Read the EFF's Fair Use FAQ
Your analogy is much like property law in Maine. The public is entitled to access to the public parts of beaches - the part between low tide and high tide. And they are entitled to have a right-of-way to get to those beaches without undue burden or unreasonable conditions, like having to walk 3 miles or step only on stones 7 feet apart.
So, in the Wells Beach area, the public tramps down to the beach through properties they couldn't possibly afford, even if the owners were interested in selling.
The owner's complaints? Minimal. Mountains (literally) of trash during the summer months, dumped by the public. People peeing on their lawns, gardens, porch siding rather than walk up to the porta-potties. Let's not consider the behavior of the public on the beach. For many property owners, it's an insult.
I can see Verizon wanting to modify the rules, and make the C-Block into their playground, and I can see the 'public' (really Google looking for a way to preserve their access to income) wanting to keep 'access' to a precious resource. No doubt it will be strewn with trash, from spam and every sort of malware imaginable to MySpace or worse devised just to take advantage of the wireless market. And Google isn't at all altruistic about this.
But those people in Wells Beach who dearly love their oceanfront homes know that the price is putting up with the 'public'. They whine, and go to court or the Town Council from time to time, but in the end they dare not move. It's too beautiful. It's worth it.
Let's hold Verizon to the deal they signed. In the end, I bet they find it's worth it.
deleting the extra space after periods so i can stay relevant, yeah.
Why should Verizon care where you get your phone? Charging you the same amount for access and not subsidizing your phone has to be more profitable for them then whatever they make on ringtones and wallpaper. A report cited here says the total US ringtone market is $500M, carrier cost for subsidizing phones has to be an order of magnitude more than that.

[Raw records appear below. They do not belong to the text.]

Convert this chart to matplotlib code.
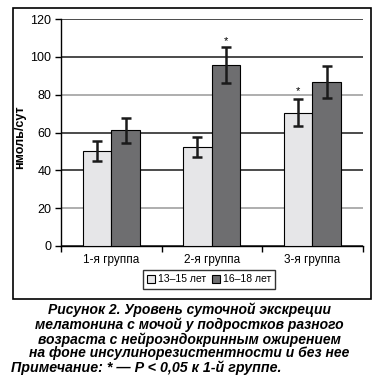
import matplotlib
matplotlib.use("Agg")
import matplotlib.pyplot as plt
import numpy as np
from matplotlib.patches import Rectangle

groups = ["1-я группа", "2-я группа", "3-я группа"]
series_names = ["13–15 лет", "16–18 лет"]
vals_young = [50.3, 52.5, 70.5]
vals_old = [61.2, 95.6, 86.6]
err_young = [5.2, 5.3, 7.0]
err_old = [6.5, 9.5, 8.5]
stars_young = [False, False, True]
stars_old = [False, True, False]
yticks = [0, 20, 40, 60, 80, 100, 120]
ylabel = "нмоль/сут"
caption_lines = ["Рисунок 2. Уровень суточной экскреции",
                 "мелатонина с мочой у подростков разного",
                 "возраста с нейроэндокринным ожирением",
                 "на фоне инсулинорезистентности и без нее"]
note = "Примечание: * — P < 0,05 к 1-й группе."

plt.rcParams['font.family'] = ['Liberation Sans', 'DejaVu Sans']

fig = plt.figure(figsize=(3.76, 3.76), dpi=100)
ax = fig.add_axes([61/376, 1-246/376, (362.5-61)/376, (246-19)/376])

x = np.arange(len(groups))
w = 0.285
c_light = '#e6e6e8'
c_dark = '#6e6e70'
b1 = ax.bar(x - w/2, vals_young, w, color=c_light, edgecolor='black', linewidth=0.8, zorder=3, label=series_names[0])
b2 = ax.bar(x + w/2, vals_old, w, color=c_dark, edgecolor='black', linewidth=0.8, zorder=3, label=series_names[1])
ax.errorbar(x - w/2, vals_young, yerr=err_young, fmt='none', ecolor='#1a1a1a', elinewidth=1.8, capsize=3.5, capthick=1.8, zorder=4)
ax.errorbar(x + w/2, vals_old, yerr=err_old, fmt='none', ecolor='#1a1a1a', elinewidth=1.8, capsize=3.5, capthick=1.8, zorder=4)
for i in range(len(groups)):
    if stars_young[i]:
        ax.text(x[i] - w/2, vals_young[i] + err_young[i] + 2, "*", ha='center', va='bottom', fontsize=8)
    if stars_old[i]:
        ax.text(x[i] + w/2, vals_old[i] + err_old[i] + 0.5, "*", ha='center', va='bottom', fontsize=8)

ax.set_xlim(-0.5, 2.5)
ax.set_ylim(0, 120)
ax.set_yticks(yticks)
ax.set_yticklabels([str(v) for v in yticks], fontsize=9)
ax.set_xticks(x)
ax.set_xticklabels(groups, fontsize=8.5)
ax.tick_params(axis='x', length=0, pad=6)
ax.set_xticks([-0.5, 0.5, 1.5, 2.5], minor=True)
ax.tick_params(axis='x', which='minor', length=4, width=1, direction='out')
ax.tick_params(axis='y', length=4, width=1, direction='out', pad=3)
ax.set_ylabel(ylabel, fontsize=9, fontweight='bold')
ax.yaxis.set_label_coords((26.5-61)/301.5, (246-137.5)/227)

ax.yaxis.grid(True, zorder=0)
ax.set_axisbelow(True)
for i, gl in enumerate(ax.get_ygridlines()):
    v = yticks[i]
    gl.set_color('#999999' if v in (20, 80) else '#1a1a1a')
    gl.set_linewidth(1.1)
ax.spines['right'].set_visible(False)
ax.spines['top'].set_visible(False)
ax.spines['left'].set_linewidth(1)
ax.spines['bottom'].set_linewidth(1)

leg = fig.legend(handles=[b1, b2], labels=series_names, loc='center', bbox_to_anchor=(209/376, 1-279.5/376),
                 ncol=2, fontsize=7.5, frameon=True, fancybox=False, edgecolor='black',
                 handlelength=0.8, handleheight=0.8, handletextpad=0.3, columnspacing=0.5,
                 borderpad=0.4)
leg.get_frame().set_linewidth(1)

fig.patches.append(Rectangle((12.5/376, 1-299/376), (371-12.5)/376, (299-8)/376,
                             transform=fig.transFigure, fill=False, edgecolor='black', linewidth=1.2))

ys = [310, 325, 339.5, 353.5]
for line, yy in zip(caption_lines, ys):
    fig.text(189/376, 1-yy/376, line, ha='center', va='center', fontsize=10,
             fontweight='bold', fontstyle='italic')
fig.text(11/376, 1-368/376, note, ha='left', va='center', fontsize=10.3,
         fontweight='bold', fontstyle='italic')

fig.savefig("out.png", dpi=100)
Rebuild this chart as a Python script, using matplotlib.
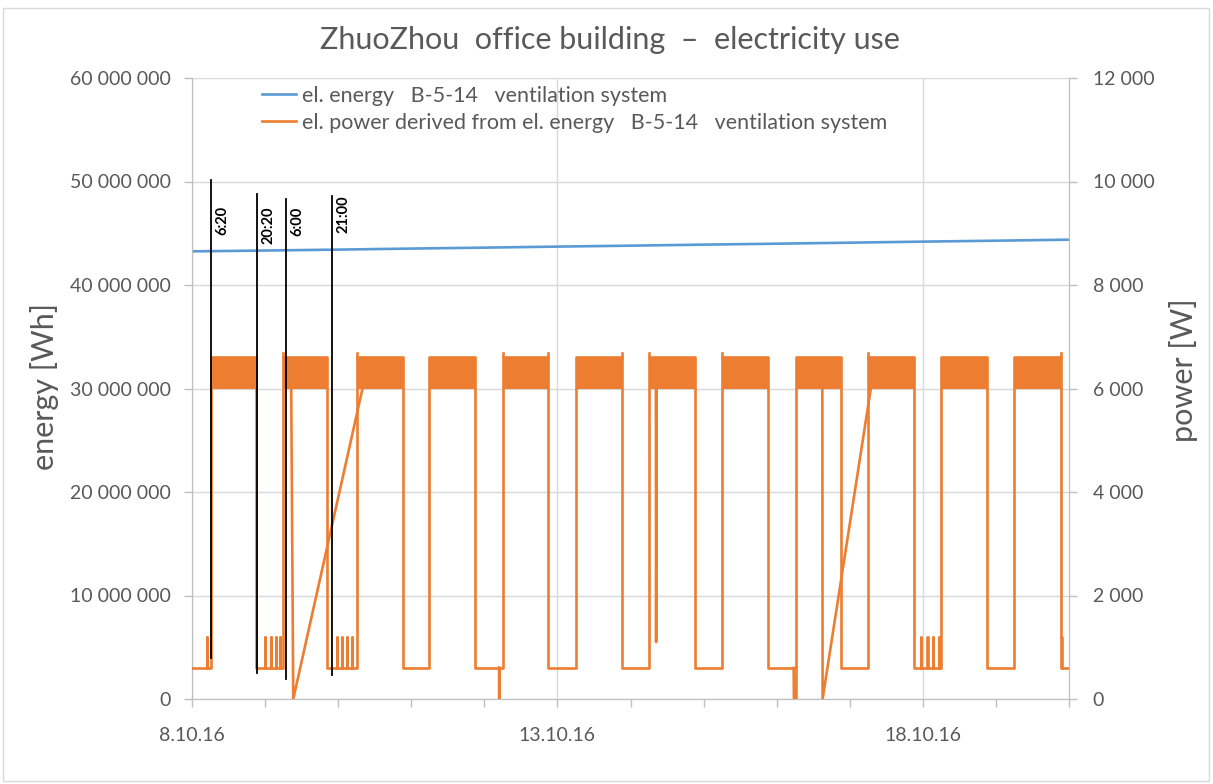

There are 4 boxes to use in the defense of liberty: soap, ballot, jury, ammo. Use in that order. Starting now.
It seems to be like those genie stories -- if you don't spell out your wish in such minute details as to make "misunderstanding" impossible, you won't get what you want. So Google forced FCC to spell out its wish but didn't provide enough details.
Frankly it's understandable -- if device that Verizon sells under its own brand can't do email from the beginning and is not available as a "standalone" product from phone manufacturer, you can't accuse Verizon of disabling the feature (not without defining a superset of all features that have to be available on all phones by default).
Thus "any application" rule automatically does not apply. It's the same as demanding Nokia to include in all its handsets special software for google mail (versus some limited pop3/imap reader).
After that, Verizon is also free to charge different rates based on if user has Verizon device or not. Buying device + plan = "discount". Buying third party "open" device + plan = quadrupled bill with less features.
Rules didn't state that certain features have to be available on all plans for the same price, did they? The [incredibly overpriced] choice will be there.
In the end, Google either had to make FCC to spell out more restrictions, or throw a heap of cash at the auction to actually win it, then spend years learning and building its own network. For now, bad genie may win.
Hyperom.com
You know, the really reputable company, they would never cripple their products. I wonder what all the conflict is about this time. Surely theyd never back out of opening the spectrum.